*Given request*. Exactly retype the lines from the one containing "Output the web" through the one containing "a válaszadók több"; both ends count, pictures do not.

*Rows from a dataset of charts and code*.
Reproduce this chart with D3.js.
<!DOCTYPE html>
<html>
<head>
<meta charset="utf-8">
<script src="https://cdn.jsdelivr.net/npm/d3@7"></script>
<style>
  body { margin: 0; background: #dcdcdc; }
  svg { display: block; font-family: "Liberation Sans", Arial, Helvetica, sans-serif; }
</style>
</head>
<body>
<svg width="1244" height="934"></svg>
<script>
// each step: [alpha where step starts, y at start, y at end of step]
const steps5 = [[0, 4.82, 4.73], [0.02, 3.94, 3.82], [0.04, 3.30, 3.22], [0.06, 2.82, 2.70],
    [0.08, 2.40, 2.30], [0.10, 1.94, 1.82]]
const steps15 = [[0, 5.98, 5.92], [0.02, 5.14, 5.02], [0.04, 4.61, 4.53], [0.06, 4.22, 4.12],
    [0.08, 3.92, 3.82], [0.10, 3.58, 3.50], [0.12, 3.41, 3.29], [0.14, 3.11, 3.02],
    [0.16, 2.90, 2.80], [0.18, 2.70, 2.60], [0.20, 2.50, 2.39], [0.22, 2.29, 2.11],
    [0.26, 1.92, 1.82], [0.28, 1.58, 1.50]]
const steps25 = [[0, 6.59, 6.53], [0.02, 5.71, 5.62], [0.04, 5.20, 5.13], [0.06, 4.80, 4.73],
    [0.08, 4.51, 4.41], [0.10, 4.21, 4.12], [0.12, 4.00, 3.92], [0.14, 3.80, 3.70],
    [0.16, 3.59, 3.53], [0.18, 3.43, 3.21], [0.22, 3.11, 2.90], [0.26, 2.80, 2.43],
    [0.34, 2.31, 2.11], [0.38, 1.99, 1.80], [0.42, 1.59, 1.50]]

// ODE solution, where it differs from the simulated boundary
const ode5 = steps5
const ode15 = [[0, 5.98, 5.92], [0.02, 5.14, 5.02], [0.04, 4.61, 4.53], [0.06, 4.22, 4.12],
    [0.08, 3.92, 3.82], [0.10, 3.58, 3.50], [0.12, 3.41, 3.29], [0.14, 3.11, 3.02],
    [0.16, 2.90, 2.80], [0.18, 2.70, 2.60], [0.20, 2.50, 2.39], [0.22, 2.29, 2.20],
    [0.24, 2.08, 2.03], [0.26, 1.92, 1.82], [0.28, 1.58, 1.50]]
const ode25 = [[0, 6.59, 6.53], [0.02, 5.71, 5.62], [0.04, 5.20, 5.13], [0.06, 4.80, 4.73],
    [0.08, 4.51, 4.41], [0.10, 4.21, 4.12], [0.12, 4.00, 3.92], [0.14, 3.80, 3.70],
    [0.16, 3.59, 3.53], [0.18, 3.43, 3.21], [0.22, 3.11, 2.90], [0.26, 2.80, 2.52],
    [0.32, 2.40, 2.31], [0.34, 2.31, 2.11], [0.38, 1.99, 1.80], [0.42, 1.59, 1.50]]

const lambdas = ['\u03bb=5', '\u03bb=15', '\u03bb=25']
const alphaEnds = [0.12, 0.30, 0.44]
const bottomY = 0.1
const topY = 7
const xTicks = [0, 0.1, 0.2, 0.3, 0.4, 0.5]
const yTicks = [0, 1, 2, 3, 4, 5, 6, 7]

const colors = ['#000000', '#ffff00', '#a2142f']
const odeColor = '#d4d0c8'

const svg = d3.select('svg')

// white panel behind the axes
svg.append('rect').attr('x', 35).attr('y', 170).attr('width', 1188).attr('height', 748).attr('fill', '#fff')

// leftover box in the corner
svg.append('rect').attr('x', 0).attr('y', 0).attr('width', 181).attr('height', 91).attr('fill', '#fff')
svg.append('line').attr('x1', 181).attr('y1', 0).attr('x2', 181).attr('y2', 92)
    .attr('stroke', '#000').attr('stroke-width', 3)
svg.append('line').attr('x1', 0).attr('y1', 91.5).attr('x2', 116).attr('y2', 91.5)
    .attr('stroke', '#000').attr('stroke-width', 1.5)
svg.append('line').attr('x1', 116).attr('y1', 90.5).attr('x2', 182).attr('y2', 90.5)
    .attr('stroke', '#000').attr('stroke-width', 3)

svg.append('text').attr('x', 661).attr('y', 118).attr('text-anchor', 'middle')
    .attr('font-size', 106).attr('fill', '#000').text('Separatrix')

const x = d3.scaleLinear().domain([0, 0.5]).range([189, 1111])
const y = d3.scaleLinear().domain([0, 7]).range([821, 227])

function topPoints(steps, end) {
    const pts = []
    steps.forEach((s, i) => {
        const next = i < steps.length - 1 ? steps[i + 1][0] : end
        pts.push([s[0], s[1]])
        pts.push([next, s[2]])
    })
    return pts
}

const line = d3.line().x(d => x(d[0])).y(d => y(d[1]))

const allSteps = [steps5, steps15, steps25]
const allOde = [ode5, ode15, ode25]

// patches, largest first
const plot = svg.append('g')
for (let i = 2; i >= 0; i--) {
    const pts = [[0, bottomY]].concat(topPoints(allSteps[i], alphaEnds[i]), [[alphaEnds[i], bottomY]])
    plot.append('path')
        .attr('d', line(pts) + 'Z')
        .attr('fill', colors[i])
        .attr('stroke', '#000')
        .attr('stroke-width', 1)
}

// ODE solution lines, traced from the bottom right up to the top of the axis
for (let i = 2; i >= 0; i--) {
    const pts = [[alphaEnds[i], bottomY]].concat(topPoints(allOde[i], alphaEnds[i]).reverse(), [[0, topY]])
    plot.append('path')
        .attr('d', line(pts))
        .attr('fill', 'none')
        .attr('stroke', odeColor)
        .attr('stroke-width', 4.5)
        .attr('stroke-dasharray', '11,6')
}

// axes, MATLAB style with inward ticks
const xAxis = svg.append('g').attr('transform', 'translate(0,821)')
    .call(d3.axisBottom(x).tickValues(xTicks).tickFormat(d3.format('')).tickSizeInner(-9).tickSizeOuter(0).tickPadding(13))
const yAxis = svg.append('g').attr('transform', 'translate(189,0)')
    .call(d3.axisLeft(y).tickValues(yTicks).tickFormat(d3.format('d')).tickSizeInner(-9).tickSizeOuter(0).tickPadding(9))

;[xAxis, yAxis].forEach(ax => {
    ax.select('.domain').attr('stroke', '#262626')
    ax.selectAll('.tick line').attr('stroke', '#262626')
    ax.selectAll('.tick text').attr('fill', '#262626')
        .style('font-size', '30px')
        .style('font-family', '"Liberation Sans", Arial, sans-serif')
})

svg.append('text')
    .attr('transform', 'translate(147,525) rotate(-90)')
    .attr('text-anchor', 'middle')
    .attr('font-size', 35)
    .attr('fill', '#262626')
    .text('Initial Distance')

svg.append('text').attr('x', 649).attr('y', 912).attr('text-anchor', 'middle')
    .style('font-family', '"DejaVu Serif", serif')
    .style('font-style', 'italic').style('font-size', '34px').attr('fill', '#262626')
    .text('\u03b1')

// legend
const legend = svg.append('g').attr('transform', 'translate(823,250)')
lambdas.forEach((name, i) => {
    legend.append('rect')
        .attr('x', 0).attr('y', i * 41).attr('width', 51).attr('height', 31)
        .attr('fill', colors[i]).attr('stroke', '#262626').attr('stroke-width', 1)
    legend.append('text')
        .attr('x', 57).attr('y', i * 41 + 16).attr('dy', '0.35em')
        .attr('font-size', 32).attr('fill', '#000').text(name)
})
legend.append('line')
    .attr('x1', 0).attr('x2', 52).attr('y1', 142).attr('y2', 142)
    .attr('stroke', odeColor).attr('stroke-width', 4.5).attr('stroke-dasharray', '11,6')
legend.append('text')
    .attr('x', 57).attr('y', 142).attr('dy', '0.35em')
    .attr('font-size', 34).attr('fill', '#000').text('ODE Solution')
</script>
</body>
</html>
* * *
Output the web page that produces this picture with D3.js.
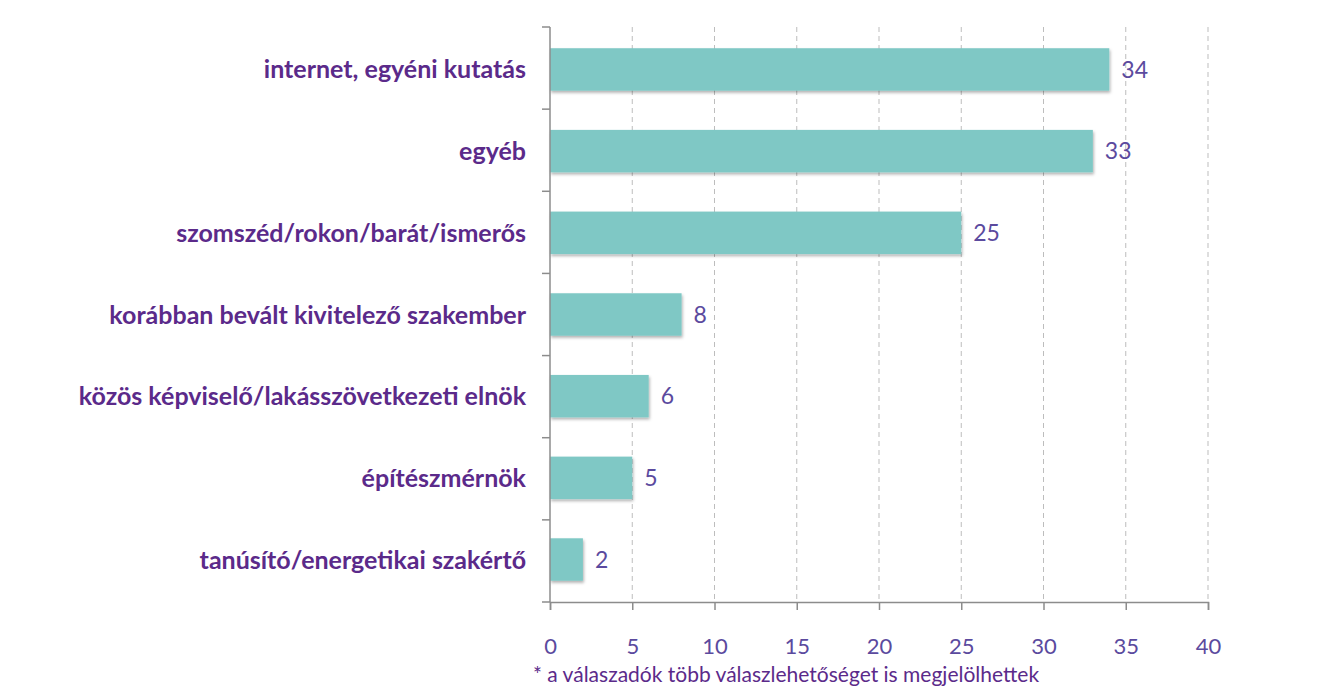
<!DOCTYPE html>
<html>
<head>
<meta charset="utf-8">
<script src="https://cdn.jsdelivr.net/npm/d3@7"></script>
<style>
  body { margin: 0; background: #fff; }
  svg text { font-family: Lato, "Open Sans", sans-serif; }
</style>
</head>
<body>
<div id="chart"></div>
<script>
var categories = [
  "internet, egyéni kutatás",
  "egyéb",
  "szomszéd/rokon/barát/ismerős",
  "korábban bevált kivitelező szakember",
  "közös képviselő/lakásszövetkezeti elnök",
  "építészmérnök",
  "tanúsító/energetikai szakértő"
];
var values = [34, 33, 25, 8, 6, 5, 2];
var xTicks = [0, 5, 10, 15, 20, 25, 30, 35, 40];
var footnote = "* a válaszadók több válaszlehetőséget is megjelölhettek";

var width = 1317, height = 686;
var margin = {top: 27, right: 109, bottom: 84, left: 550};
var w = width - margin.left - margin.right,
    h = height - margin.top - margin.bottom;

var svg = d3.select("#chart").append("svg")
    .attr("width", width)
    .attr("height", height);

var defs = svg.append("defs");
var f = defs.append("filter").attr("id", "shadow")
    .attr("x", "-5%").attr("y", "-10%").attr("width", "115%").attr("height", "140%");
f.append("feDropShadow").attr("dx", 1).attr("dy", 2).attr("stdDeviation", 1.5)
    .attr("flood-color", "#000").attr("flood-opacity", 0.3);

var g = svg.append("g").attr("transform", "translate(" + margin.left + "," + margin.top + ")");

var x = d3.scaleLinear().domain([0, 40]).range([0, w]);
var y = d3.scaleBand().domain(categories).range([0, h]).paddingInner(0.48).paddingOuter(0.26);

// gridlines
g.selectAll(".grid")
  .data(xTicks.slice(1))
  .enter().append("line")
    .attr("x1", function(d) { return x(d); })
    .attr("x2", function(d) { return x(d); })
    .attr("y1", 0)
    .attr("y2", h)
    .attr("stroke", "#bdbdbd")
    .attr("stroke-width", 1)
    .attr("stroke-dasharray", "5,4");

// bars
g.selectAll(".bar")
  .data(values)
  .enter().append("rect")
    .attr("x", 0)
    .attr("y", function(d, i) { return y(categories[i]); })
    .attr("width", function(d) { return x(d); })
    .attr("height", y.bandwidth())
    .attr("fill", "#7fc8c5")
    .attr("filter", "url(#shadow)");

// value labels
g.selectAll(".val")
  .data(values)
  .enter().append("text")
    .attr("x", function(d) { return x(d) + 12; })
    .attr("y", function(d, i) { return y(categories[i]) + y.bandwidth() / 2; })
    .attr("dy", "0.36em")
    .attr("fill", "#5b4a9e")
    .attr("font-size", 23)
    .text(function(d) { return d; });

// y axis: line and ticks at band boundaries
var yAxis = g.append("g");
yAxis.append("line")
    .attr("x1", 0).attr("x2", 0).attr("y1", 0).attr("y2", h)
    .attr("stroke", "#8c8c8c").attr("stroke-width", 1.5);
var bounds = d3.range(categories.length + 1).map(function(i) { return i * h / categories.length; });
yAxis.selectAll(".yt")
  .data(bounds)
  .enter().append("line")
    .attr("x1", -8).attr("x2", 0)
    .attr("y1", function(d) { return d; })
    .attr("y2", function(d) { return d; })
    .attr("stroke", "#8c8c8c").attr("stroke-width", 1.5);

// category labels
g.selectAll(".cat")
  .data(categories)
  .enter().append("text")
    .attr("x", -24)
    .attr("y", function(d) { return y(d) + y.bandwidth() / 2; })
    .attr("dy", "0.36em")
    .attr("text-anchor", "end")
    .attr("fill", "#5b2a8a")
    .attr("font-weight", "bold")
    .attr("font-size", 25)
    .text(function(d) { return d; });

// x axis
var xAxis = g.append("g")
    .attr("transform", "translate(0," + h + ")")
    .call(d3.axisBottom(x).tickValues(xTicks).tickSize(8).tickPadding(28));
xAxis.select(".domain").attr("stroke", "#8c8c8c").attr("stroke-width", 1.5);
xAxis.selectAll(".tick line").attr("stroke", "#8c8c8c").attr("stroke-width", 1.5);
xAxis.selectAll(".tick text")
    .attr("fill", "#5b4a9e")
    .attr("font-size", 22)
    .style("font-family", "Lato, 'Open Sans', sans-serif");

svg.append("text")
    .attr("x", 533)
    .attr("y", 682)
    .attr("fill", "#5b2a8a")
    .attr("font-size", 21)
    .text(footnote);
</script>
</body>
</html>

*Response to this task*.
Output the web page that produces this picture with D3.js.
<!DOCTYPE html>
<html>
<head>
<meta charset="utf-8">
<script src="https://cdn.jsdelivr.net/npm/d3@7"></script>
<style>
  body { margin: 0; background: #fff; }
  svg text { font-family: Lato, "Open Sans", sans-serif; }
</style>
</head>
<body>
<div id="chart"></div>
<script>
var categories = [
  "internet, egyéni kutatás",
  "egyéb",
  "szomszéd/rokon/barát/ismerős",
  "korábban bevált kivitelező szakember",
  "közös képviselő/lakásszövetkezeti elnök",
  "építészmérnök",
  "tanúsító/energetikai szakértő"
];
var values = [34, 33, 25, 8, 6, 5, 2];
var xTicks = [0, 5, 10, 15, 20, 25, 30, 35, 40];
var footnote = "* a válaszadók több válaszlehetőséget is megjelölhettek";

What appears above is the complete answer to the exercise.